>>>

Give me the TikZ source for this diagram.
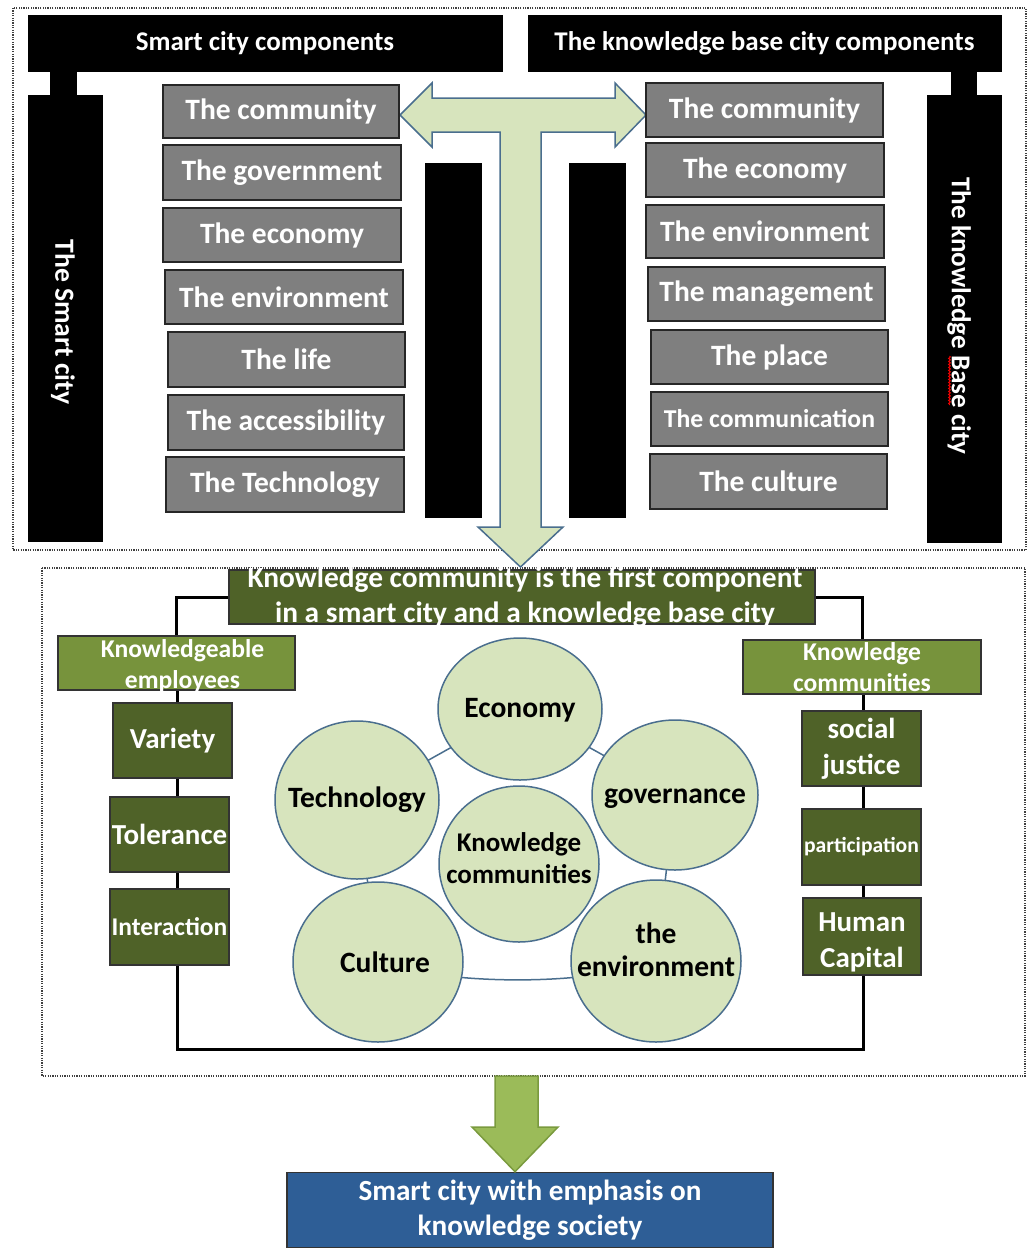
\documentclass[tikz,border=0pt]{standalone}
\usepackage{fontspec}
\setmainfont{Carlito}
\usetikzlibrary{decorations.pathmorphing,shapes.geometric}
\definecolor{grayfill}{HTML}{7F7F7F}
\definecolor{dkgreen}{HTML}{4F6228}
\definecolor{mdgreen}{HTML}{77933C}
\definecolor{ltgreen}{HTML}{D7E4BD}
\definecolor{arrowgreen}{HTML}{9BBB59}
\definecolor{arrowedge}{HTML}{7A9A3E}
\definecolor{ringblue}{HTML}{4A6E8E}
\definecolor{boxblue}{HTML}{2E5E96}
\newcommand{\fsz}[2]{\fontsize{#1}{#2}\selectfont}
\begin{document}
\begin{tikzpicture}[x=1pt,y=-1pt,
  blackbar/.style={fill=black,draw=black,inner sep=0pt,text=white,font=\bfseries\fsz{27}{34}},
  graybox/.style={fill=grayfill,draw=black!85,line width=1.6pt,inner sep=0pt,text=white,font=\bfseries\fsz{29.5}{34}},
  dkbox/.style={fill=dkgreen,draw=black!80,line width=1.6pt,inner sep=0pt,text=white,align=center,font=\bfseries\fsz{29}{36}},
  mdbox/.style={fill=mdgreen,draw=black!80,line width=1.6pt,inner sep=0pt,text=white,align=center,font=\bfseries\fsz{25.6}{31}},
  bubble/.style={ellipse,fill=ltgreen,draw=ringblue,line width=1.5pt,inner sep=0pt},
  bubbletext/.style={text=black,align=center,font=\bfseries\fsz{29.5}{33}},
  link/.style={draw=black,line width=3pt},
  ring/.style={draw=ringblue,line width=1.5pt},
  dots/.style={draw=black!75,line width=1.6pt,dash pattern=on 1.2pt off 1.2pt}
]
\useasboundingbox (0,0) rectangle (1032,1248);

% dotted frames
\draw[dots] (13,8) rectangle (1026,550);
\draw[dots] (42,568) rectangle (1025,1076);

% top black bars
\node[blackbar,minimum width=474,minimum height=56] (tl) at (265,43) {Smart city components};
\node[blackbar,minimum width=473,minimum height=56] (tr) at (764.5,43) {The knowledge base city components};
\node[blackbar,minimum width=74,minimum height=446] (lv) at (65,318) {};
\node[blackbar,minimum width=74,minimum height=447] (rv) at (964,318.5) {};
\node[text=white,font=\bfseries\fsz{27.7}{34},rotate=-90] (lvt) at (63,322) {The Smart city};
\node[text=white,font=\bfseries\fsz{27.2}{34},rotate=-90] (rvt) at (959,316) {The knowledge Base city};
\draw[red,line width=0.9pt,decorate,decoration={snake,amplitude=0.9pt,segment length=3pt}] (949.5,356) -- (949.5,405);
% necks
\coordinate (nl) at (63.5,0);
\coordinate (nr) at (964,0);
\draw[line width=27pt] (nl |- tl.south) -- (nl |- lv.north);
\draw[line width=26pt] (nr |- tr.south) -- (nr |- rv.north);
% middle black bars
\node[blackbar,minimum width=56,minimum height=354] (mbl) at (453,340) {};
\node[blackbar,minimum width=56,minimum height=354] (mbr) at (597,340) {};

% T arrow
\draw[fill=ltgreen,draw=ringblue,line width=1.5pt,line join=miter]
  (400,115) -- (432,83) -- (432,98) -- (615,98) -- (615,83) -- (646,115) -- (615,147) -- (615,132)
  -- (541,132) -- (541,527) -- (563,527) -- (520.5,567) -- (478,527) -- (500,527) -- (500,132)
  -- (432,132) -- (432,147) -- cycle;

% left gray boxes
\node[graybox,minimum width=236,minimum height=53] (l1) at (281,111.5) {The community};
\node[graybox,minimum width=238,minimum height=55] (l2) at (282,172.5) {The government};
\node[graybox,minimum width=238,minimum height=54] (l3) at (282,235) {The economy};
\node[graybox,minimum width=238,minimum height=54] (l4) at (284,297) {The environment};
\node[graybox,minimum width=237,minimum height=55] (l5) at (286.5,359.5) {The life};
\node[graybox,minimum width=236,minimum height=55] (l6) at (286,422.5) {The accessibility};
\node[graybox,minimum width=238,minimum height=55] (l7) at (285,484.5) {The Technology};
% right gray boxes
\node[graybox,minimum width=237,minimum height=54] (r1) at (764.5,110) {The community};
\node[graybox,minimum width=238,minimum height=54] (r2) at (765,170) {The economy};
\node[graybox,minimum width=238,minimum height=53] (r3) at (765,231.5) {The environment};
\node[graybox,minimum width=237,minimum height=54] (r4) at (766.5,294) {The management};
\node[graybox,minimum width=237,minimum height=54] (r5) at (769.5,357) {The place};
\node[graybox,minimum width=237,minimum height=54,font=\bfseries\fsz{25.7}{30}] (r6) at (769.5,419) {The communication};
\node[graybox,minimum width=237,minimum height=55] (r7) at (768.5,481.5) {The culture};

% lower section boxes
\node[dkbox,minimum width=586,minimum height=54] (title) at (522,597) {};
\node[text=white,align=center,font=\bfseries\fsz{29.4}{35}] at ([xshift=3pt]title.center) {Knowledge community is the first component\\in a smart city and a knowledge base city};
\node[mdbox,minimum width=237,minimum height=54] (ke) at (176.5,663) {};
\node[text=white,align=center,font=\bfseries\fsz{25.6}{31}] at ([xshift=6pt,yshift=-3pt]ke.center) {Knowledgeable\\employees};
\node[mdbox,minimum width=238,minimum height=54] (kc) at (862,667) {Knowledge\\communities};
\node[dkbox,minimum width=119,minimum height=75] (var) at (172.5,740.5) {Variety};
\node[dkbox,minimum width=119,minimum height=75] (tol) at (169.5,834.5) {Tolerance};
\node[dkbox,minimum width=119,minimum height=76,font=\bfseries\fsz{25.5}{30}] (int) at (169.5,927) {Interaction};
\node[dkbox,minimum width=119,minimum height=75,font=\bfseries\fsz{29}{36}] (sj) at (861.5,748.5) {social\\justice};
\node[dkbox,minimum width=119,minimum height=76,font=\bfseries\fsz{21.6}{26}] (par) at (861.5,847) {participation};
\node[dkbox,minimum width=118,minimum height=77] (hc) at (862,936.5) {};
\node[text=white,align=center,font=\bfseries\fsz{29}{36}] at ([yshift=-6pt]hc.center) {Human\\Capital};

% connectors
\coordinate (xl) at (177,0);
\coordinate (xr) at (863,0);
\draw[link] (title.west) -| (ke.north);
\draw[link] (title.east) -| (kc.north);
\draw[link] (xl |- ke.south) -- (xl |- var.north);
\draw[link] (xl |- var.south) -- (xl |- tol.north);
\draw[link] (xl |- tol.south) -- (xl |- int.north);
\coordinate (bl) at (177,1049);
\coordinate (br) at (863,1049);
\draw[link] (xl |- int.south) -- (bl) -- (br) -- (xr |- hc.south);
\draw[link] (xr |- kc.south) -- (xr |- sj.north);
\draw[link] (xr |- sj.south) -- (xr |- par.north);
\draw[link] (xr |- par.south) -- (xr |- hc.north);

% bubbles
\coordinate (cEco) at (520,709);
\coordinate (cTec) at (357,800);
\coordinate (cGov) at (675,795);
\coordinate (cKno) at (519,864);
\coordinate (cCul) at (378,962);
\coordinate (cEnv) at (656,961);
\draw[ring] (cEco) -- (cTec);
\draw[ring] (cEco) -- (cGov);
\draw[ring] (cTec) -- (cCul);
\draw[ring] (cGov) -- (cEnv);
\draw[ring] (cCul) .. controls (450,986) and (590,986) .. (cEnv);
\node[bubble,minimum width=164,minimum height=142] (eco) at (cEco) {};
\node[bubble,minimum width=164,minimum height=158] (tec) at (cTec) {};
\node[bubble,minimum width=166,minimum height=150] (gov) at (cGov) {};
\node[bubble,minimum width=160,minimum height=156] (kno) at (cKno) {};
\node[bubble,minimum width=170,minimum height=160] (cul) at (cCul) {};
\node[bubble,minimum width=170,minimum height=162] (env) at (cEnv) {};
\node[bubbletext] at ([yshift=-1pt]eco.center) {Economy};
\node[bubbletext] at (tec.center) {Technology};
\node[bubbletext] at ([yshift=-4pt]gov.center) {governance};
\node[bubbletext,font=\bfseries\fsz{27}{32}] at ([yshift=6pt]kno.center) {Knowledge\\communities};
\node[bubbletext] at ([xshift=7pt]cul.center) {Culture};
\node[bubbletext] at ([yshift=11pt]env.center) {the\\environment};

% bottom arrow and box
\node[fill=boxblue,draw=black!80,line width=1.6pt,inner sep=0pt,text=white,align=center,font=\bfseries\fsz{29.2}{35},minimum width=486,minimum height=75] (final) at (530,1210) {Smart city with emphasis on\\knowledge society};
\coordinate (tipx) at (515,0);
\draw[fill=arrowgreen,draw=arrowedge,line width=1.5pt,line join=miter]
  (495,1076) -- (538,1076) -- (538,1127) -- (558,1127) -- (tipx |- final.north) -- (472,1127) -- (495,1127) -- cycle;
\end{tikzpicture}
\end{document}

<<<

* What the task asks *
The lines from the top of the data above through the one holding "(0,0) rectangle (1032,1248);" are to be repeated exactly, and only those, with no pictures.

* Output *
Give me the TikZ source for this diagram.
\documentclass[tikz,border=0pt]{standalone}
\usepackage{fontspec}
\setmainfont{Carlito}
\usetikzlibrary{decorations.pathmorphing,shapes.geometric}
\definecolor{grayfill}{HTML}{7F7F7F}
\definecolor{dkgreen}{HTML}{4F6228}
\definecolor{mdgreen}{HTML}{77933C}
\definecolor{ltgreen}{HTML}{D7E4BD}
\definecolor{arrowgreen}{HTML}{9BBB59}
\definecolor{arrowedge}{HTML}{7A9A3E}
\definecolor{ringblue}{HTML}{4A6E8E}
\definecolor{boxblue}{HTML}{2E5E96}
\newcommand{\fsz}[2]{\fontsize{#1}{#2}\selectfont}
\begin{document}
\begin{tikzpicture}[x=1pt,y=-1pt,
  blackbar/.style={fill=black,draw=black,inner sep=0pt,text=white,font=\bfseries\fsz{27}{34}},
  graybox/.style={fill=grayfill,draw=black!85,line width=1.6pt,inner sep=0pt,text=white,font=\bfseries\fsz{29.5}{34}},
  dkbox/.style={fill=dkgreen,draw=black!80,line width=1.6pt,inner sep=0pt,text=white,align=center,font=\bfseries\fsz{29}{36}},
  mdbox/.style={fill=mdgreen,draw=black!80,line width=1.6pt,inner sep=0pt,text=white,align=center,font=\bfseries\fsz{25.6}{31}},
  bubble/.style={ellipse,fill=ltgreen,draw=ringblue,line width=1.5pt,inner sep=0pt},
  bubbletext/.style={text=black,align=center,font=\bfseries\fsz{29.5}{33}},
  link/.style={draw=black,line width=3pt},
  ring/.style={draw=ringblue,line width=1.5pt},
  dots/.style={draw=black!75,line width=1.6pt,dash pattern=on 1.2pt off 1.2pt}
]
\useasboundingbox (0,0) rectangle (1032,1248);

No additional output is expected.